Canada, which in April 2001 signed the treaty of which the biosafety protocol is a part, faces a dilemma over whether to ratify the protocol itself (which becomes law after ratification by at least 50 nations). It would permit Canada to restrict biotech exports from other countries - at best, a dubious, anti-trade option, because along with the United States and Argentina, Canada is one of the world's three major producers of agricultural biotech products. Even worse, the protocol would provide resources for "capacity-building initiatives," or regulatory apparatuses, in developing countries that would enable them to restrict Canada's own biotech product exports. Jacqueline Duckering, of the Saskatchewan-based Ag-West Biotech, Inc. (a non-profit venture funded by Saskatchewan Agriculture and Food to support local biotech enterprises) posits that Canada's support for the biosafety protocol would be self-destructive: "We would be paying for our own guillotine!"

Another ongoing example of the UN's malign influence is a task force of the 165-member Codex Alimentarius Commission, the joint food standards program of the United Nations' World Health Organization and Food and Agriculture Organization, which is moving relentlessly towards circumscribing only food products made with gene-splicing for various Draconian and even bizarre regulatory procedures and requirements.

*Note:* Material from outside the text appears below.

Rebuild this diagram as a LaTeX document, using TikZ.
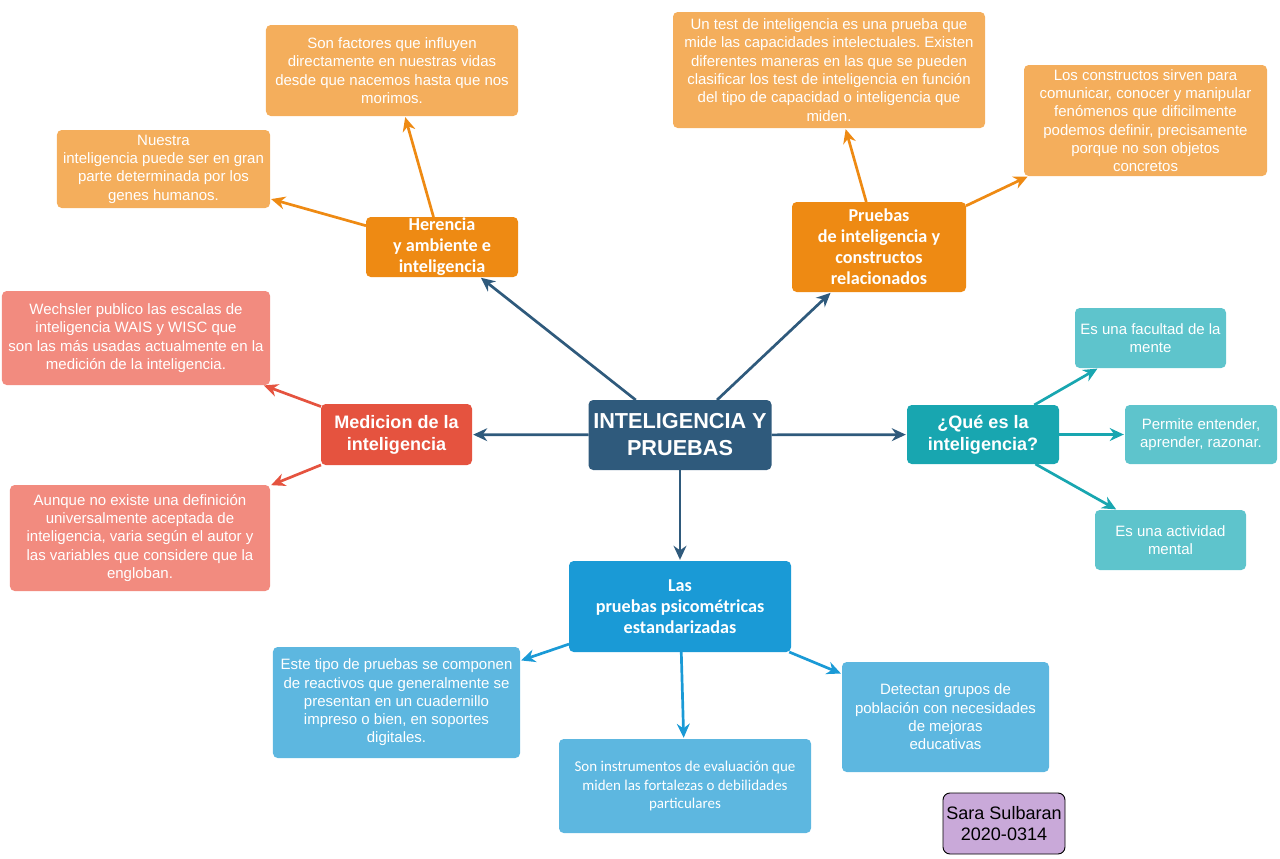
\documentclass[tikz,border=0pt]{standalone}
\usepackage{fontspec}
\setmainfont{Liberation Sans}
\newfontfamily\calibri{Carlito}
\usetikzlibrary{arrows.meta}
\frenchspacing
\definecolor{mapdark}{HTML}{2F5A7C}
\definecolor{orangeD}{HTML}{EE8A13}
\definecolor{orangeL}{HTML}{F4AE5C}
\definecolor{redD}{HTML}{E5533F}
\definecolor{redL}{HTML}{F28B7F}
\definecolor{tealD}{HTML}{18A6B0}
\definecolor{tealL}{HTML}{5EC4CC}
\definecolor{blueD}{HTML}{1A9AD6}
\definecolor{blueL}{HTML}{5DB7E0}
\definecolor{lilac}{HTML}{C9A9D9}
\begin{document}
\begin{tikzpicture}[x=0.03cm, y=-0.03cm, >={Stealth[length=12pt,width=11pt]},
    box/.style={rounded corners=4pt, align=center, inner sep=0pt, outer sep=0pt, text=white},
    soft/.style={box, font=\fontsize{12.8}{15.6}\selectfont},
    head/.style={box, font=\calibri\bfseries\fontsize{15.5}{17.9}\selectfont},
    heada/.style={box, font=\bfseries\fontsize{15.4}{18.7}\selectfont},
    arr/.style={->, line width=2.3pt, shorten >=1pt}]
    \useasboundingbox (0,0) rectangle (1280,858);

    % centre
    \node[box, fill=mapdark, font=\bfseries\fontsize{18.5}{23}\selectfont,
        minimum width=5.49cm, minimum height=2.1cm] (main) at (680,435) {INTELIGENCIA Y\\PRUEBAS};

    % herencia
    \node[head, fill=orangeD, minimum width=4.56cm, minimum height=1.8cm] (herencia) at (442,247) {Herencia\\y ambiente e\\inteligencia};
    \node[soft, fill=orangeL, minimum width=7.56cm, minimum height=2.73cm] (factores) at (392,70.5)
        {Son factores que influyen\\directamente en nuestras vidas\\desde que nacemos hasta que nos\\morimos.};
    \node[soft, fill=orangeL, minimum width=6.39cm, minimum height=2.34cm] (genes) at (163.5,169)
        {Nuestra\\inteligencia puede ser en gran\\parte determinada por los\\genes humanos.};

    % pruebas y constructos
    \node[head, fill=orangeD, minimum width=5.22cm, minimum height=2.7cm] (pruebas) at (879,247)
        {Pruebas\\de inteligencia y\\constructos\\relacionados};
    \node[soft, fill=orangeL, minimum width=9.36cm, minimum height=3.48cm] (test) at (829,70)
        {Un test de inteligencia es una prueba que\\mide las capacidades intelectuales. Existen\\diferentes maneras en las que se pueden\\clasificar los test de inteligencia en función\\del tipo de capacidad o inteligencia que\\miden.};
    \node[soft, fill=orangeL, minimum width=7.29cm, minimum height=3.33cm] (constructos) at (1145.5,120.5)
        {Los constructos sirven para\\comunicar, conocer y manipular\\fenómenos que dificilmente\\podemos definir, precisamente\\porque no son objetos\\concretos};

    % medicion
    \node[heada, fill=redD, minimum width=4.53cm, minimum height=1.83cm] (medicion) at (396.5,434.5) {Medicion de la\\inteligencia};
    \node[soft, fill=redL, minimum width=8.04cm, minimum height=2.82cm] (wechsler) at (136,338)
        {Wechsler publico las escalas de\\inteligencia WAIS y WISC que\\son las más usadas actualmente en la\\medición de la inteligencia.};
    \node[soft, fill=redL, minimum width=7.8cm, minimum height=3.18cm] (aunque) at (140,538)
        {Aunque no existe una definición\\universalmente aceptada de\\inteligencia, varia según el autor y\\las variables que considere que la\\engloban.};

    % que es
    \node[heada, fill=tealD, minimum width=4.56cm, minimum height=1.77cm] (quees) at (983,434.5) {¿Qué es la\\inteligencia?};
    \node[soft, fill=tealL, minimum width=4.53cm, minimum height=1.8cm] (facultad) at (1150.5,338) {Es una facultad de la\\mente};
    \node[soft, fill=tealL, minimum width=4.56cm, minimum height=1.77cm] (permite) at (1201,434.5) {Permite entender,\\aprender, razonar.};
    \node[soft, fill=tealL, minimum width=4.53cm, minimum height=1.8cm] (actividad) at (1170.5,540) {Es una actividad\\mental};

    % pruebas psicometricas
    \node[head, fill=blueD, minimum width=6.66cm, minimum height=2.73cm] (psico) at (680,606.5)
        {Las\\pruebas psicométricas\\estandarizadas};
    \node[soft, fill=blueL, minimum width=7.41cm, minimum height=3.33cm] (reactivos) at (396.5,702.5)
        {Este tipo de pruebas se componen\\de reactivos que generalmente se\\presentan en un cuadernillo\\impreso o bien, en soportes\\digitales.};
    \node[soft, fill=blueL, font=\calibri\fontsize{12.8}{15.7}\selectfont,
        minimum width=7.56cm, minimum height=2.82cm] (instrumentos) at (685,786)
        {Son instrumentos de evaluación que\\miden las fortalezas o debilidades\\particulares};
    \node[soft, fill=blueL, minimum width=6.21cm, minimum height=3.3cm] (detectan) at (945.5,717)
        {Detectan grupos de\\población con necesidades\\de mejoras\\educativas};

    \node[box, fill=lilac, draw=black, line width=0.8pt, text=black, rounded corners=6pt,
        font=\fontsize{15.4}{18}\selectfont, minimum width=3.66cm, minimum height=1.83cm] (autor) at (1004,823.5)
        {Sara Sulbaran\\2020-0314};

    \draw[arr, mapdark] (main) -- (herencia);
    \draw[arr, mapdark] (main) -- (pruebas);
    \draw[arr, mapdark] (main) -- (medicion);
    \draw[arr, mapdark] (main) -- (quees);
    \draw[arr, mapdark] (main) -- (psico);

    \draw[arr, orangeD] (herencia) -- (factores);
    \draw[arr, orangeD] (herencia) -- (genes);
    \draw[arr, orangeD] (pruebas) -- (test);
    \draw[arr, orangeD] (pruebas) -- (constructos);

    \draw[arr, redD] (medicion) -- (wechsler);
    \draw[arr, redD] (medicion) -- (aunque);

    \draw[arr, tealD] (quees) -- (facultad);
    \draw[arr, tealD] (quees) -- (permite);
    \draw[arr, tealD] (quees) -- (actividad);

    \draw[arr, blueD] (psico) -- (reactivos);
    \draw[arr, blueD] (psico) -- (instrumentos);
    \draw[arr, blueD] (psico) -- (detectan);
\end{tikzpicture}
\end{document}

The Europeans want to stop gene-spliced products because the technology was developed in U.S. labs and commercialized by U.S. companies that were financed by American capital. They are aided by radical environmental non-governmental organizations (NGOs), which are permitted to participate in Codex meetings, and which are ideologically opposed to new technology.

The Codex task force is en route to codifying various procedures and requirements more appropriate to potentially dangerous prescription drugs or pesticides than to gene-spliced tomatoes, potatoes and strawberries. They include long-term monitoring for adverse health effects and batteries of tests for genetic stability, toxins, allergenicity, and so on.

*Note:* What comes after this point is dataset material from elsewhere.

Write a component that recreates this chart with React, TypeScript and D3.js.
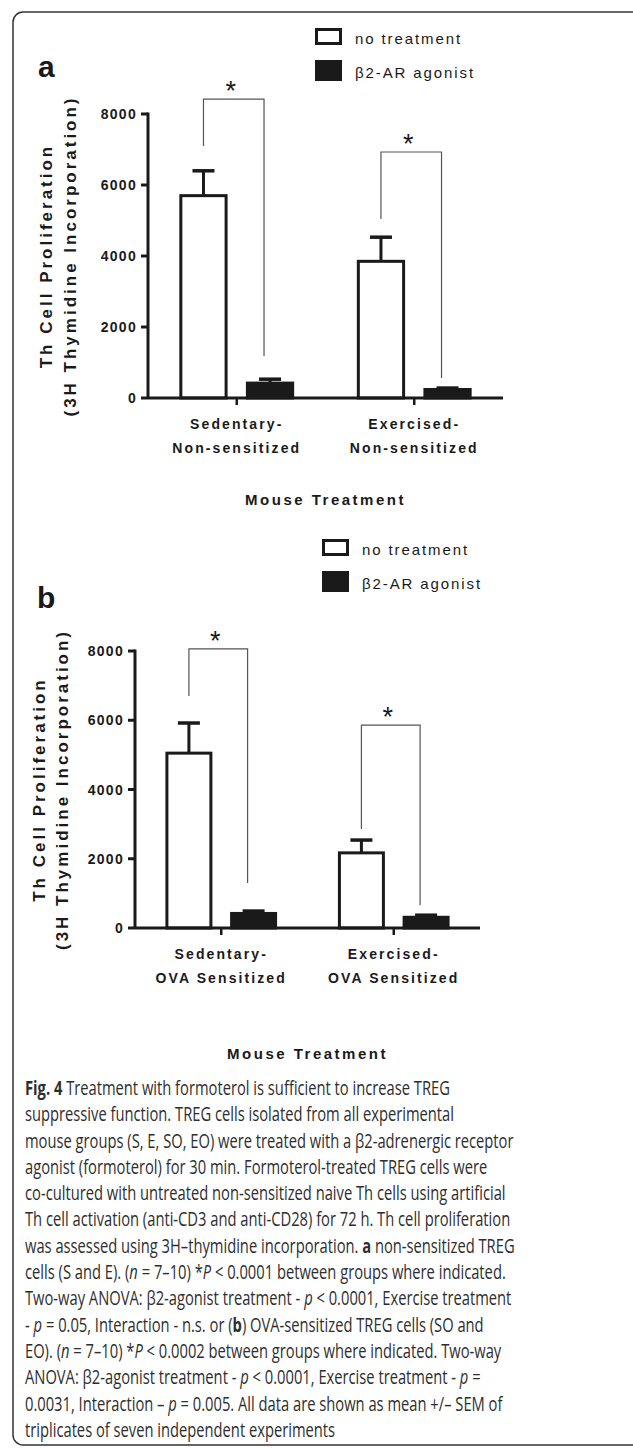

Among the most egregious is something called "traceability," an array of technical, labeling and record-keeping mechanisms to keep track of a plant "from dirt to dinner plate", so that consumers will know whom to sue if they get diarrhea from gene-spliced prunes, and providing, in the words of the anti-biotech European Commission delegate, "a tool governments can use to remove products from the market".

The prospect of unscientific, overly burdensome Codex standards for gene-spliced foods is ominous, because members of the World Trade Organization will, in principle, be required to follow them, and they will provide cover for unfair trade practices. Jean Halloran, of the anti-biotech group Consumers International, characterized Codex standards as a legal defense against WTO challenges to countries that arbitrarily interfere with trade in biotech foods. "The Codex is important because of the WTO. If there is a Codex standard, one country cannot file a challenge [for unfair trade practices] against another country which is following the Codex standard. But when there is no Codex standard, countries can challenge each other on anything."

These unscientific regulations and standards actually harm the environment and public health, stifling the development of environmentally friendly innovations that can increase agricultural productivity, help clean up toxic wastes, conserve water and supplant agricultural chemicals. UN experts themselves warn that the greatest single threat to the planet's environment comes from the world's burgeoning population and its demand that ever more land be brought into food production.

Yet, an important answer - developing more productive plant varieties - will be blocked by the disincentive of unnecessary regulations on gene-splicing. Morally, this is no different from permitting the building of an unsafe dam or knowingly administering a contaminated vaccine. The UN and its Secretary General should be held accountable.

Henry Miller is a fellow at the Hoover Institution. He was an FDA official from 1979 to 1994 and is an adviser to the US delegation to the Codex Alimentarius Commission task force on biotech foods. Gregory Conko is Director of Food Safety Policy at the Competitive Enterprise Institute in Washington, D.C.